2022年6月23日に専攻医向けレクチャーが開催されました。

今回は外部より講師を招き、函館稜北病院 川口 篤也先生より「ACP(アドバンス・ケア・プランニング)」についてのご講演をいただきました。
川口 篤也先生は同病院総合診療医として、在宅医療や介護連携などをはじめ様々なフィールドで精力的にご尽力され、ACPに関しても多数ご講演をされておられます。

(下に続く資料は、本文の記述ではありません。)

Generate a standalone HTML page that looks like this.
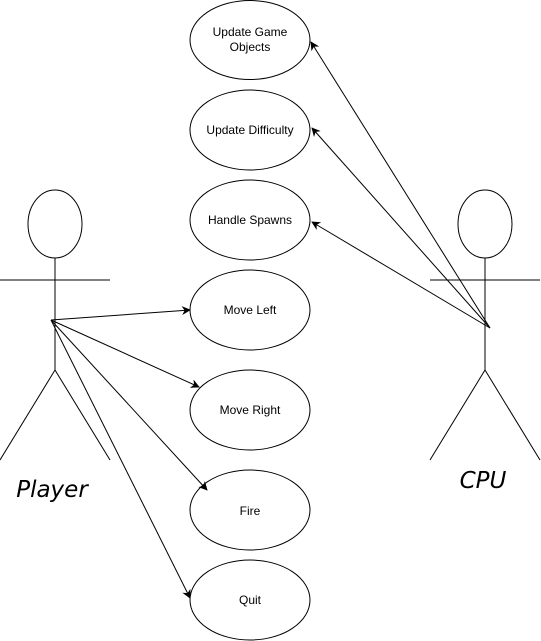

まずはACPの成り立ちやその概念などからお話いただきました。ACP・DNAR・事前指示などの概念は正しく理解し適切に行うことが重要ですが、今回しっかりとお話を聴けたので自分の頭の中を整理することができました。
先生が実際に診療されている患者さんの事例紹介や取り組みを交えながらACPについて学べましたが、個人的には「ACPを話し合う機を逃さない」というお言葉が印象的でした。
これまで元気だったから今後の話をした事などなかったけれど、いざ重大な疾患に罹ってしまい今後のことを考えなければならなくなった際にどうしたら良いか分からなくなる…また、家族同士で、最期に過ごしたい場所や受けたい医療のことなどについて話し合うのは気恥ずかしくてできないなどといったケースはよく経験します。
川口先生のポイントとして、誕生日を迎えたタイミングで今後どう過ごしたいか尋ねてみる、患者さんやご家族がなんとなく話をしたそうにしている「間」を逃さない、告知直後など頭が真っ白になっているであろうタイミングは避け少し落ち着いたタイミングで話をしてみる、などの助言をいただきました。早速実臨床でも試してみたいと思います。

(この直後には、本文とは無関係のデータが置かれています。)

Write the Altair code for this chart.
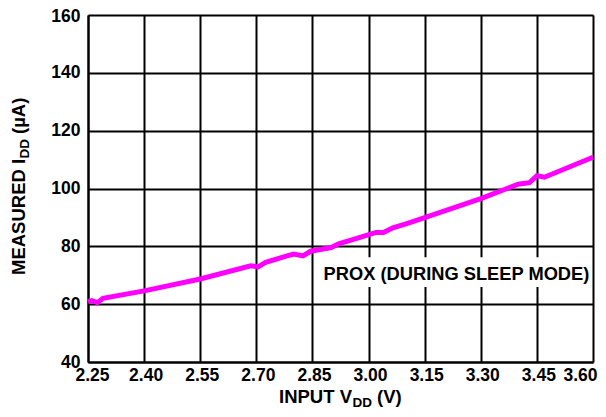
import altair as alt
import pandas as pd

# ---- data ----
vdd = [2.25, 2.26, 2.275, 2.29, 2.40, 2.55, 2.685, 2.705, 2.725, 2.78, 2.80, 2.825,
       2.845, 2.90, 2.92, 2.975, 3.02, 3.04, 3.065, 3.10, 3.15, 3.30, 3.40, 3.43,
       3.45, 3.47, 3.60]
idd = [60.8, 61.2, 60.5, 62.0, 64.6, 68.7, 73.3, 72.9, 74.5, 76.6, 77.3, 76.7,
       78.3, 79.6, 80.9, 83.0, 84.8, 84.8, 86.4, 87.8, 89.9, 96.5, 101.5, 102.0,
       104.4, 103.9, 110.8]
x_ticks = [2.25, 2.40, 2.55, 2.70, 2.85, 3.00, 3.15, 3.30, 3.45, 3.60]
y_ticks = [40, 60, 80, 100, 120, 140, 160]
note_text = ["PROX (DURING SLEEP MODE)"]
note_center = [3.235, 70.0]
note_box_x = [2.855, 3.595]
note_box_y = [65.9, 76.2]
x_title_parts = ["INPUT V", "DD", "(V)"]
y_title_parts = ["MEASURED I", "DD", "(µA)"]

FONT = "Liberation Sans"
df = pd.DataFrame({"vdd": vdd, "idd": idd})

xscale = alt.Scale(domain=[2.25, 3.60], nice=False, zero=False)
yscale = alt.Scale(domain=[40, 160], nice=False, zero=False)

common_axis = dict(title=None, grid=True, gridColor="black", gridWidth=2, gridOpacity=1,
                   domainColor="black", domainWidth=2, ticks=False, tickSize=0,
                   labelFont=FONT, labelFontWeight="bold", labelColor="black")
x_label_offset = {"condition": [{"test": "datum.value >= 3.59", "value": -13},
                                {"test": "datum.value <= 2.26", "value": 4}],
                  "value": 1.5}
y_label_offset = {"condition": {"test": "datum.value >= 159", "value": 1.5},
                  "value": 0}
xaxis = alt.Axis(values=x_ticks, format=".2f", labelPadding=4, labelFlush=False,
                 labelOffset=x_label_offset, labelFontSize=17.5, **common_axis)
yaxis = alt.Axis(values=y_ticks, format="d", labelPadding=8, labelFontSize=17.5,
                 labelFlush=False, labelOffset=y_label_offset, **common_axis)

X = lambda f: alt.X(f, type="quantitative", scale=xscale, axis=xaxis)
Y = lambda f: alt.Y(f, type="quantitative", scale=yscale, axis=yaxis)

line = alt.Chart(df).mark_line(color="#FF00FF", strokeWidth=5).encode(
    x=X("vdd"), y=Y("idd"))

box_df = pd.DataFrame({"x1": [note_box_x[0]], "x2": [note_box_x[1]],
                       "y1": [note_box_y[0]], "y2": [note_box_y[1]]})
box = alt.Chart(box_df).mark_rect(color="white", opacity=1).encode(
    x=X("x1"), x2="x2", y=Y("y1"), y2="y2")

note_df = pd.DataFrame({"x": [note_center[0]], "y": [note_center[1]], "t": note_text})
note = alt.Chart(note_df).mark_text(font=FONT, fontWeight="bold", fontSize=18.3,
                                    color="black", align="center",
                                    baseline="middle").encode(
    x=X("x"), y=Y("y"), text="t:N")


def txt(s, x, y, size, angle=0):
    d = pd.DataFrame({"t": [s]})
    return alt.Chart(d).mark_text(font=FONT, fontWeight="bold", fontSize=size,
                                  color="black", align="left",
                                  baseline="alphabetic", angle=angle).encode(
        x=alt.value(x), y=alt.value(y), text="t:N")


xt = [txt(x_title_parts[0], 191, 387.5, 18.5),
      txt(x_title_parts[1], 264.5, 391.5, 13.5),
      txt(x_title_parts[2], 289, 387.5, 18.5)]
yt = [txt(y_title_parts[0], -63, 260, 18.5, 270),
      txt(y_title_parts[1], -59, 143.5, 13.5, 270),
      txt(y_title_parts[2], -63, 119, 18.5, 270)]

chart = alt.layer(box, note, line, *xt, *yt).properties(
    width=505, height=347,
    autosize=alt.AutoSizeParams(type="none"),
    padding={"left": 80, "top": 7, "right": 5, "bottom": 47},
).configure_view(stroke=None).configure(background="white")

chart.save("out.html", embed_options={"renderer": "svg", "actions": False})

また、一つの施設でACPを完結させるのではなく、複数の施設で連続して話し合いを続け、移り変わっていく患者さんやご家族の意思を聴取し続けることが重要であることや、ACPは「一点」の話ではなくプロセスであり、ingであることなど、貴重なお話を多く聴くことができました。実際に、川口先生が使用されているカルテ上のACPについての記載も拝見でき大変参考になりました。
川口先生が登場キャラのモデルになっておられる、在宅診療を描いた漫画「はっぴーえんど」、ぜひ読んでみようと思います。

末尾となりますが、川口先生、大変お忙しい中貴重なご講演をいただきまして、誠にありがとうございました。今後とも、何卒宜しくお願い申し上げます。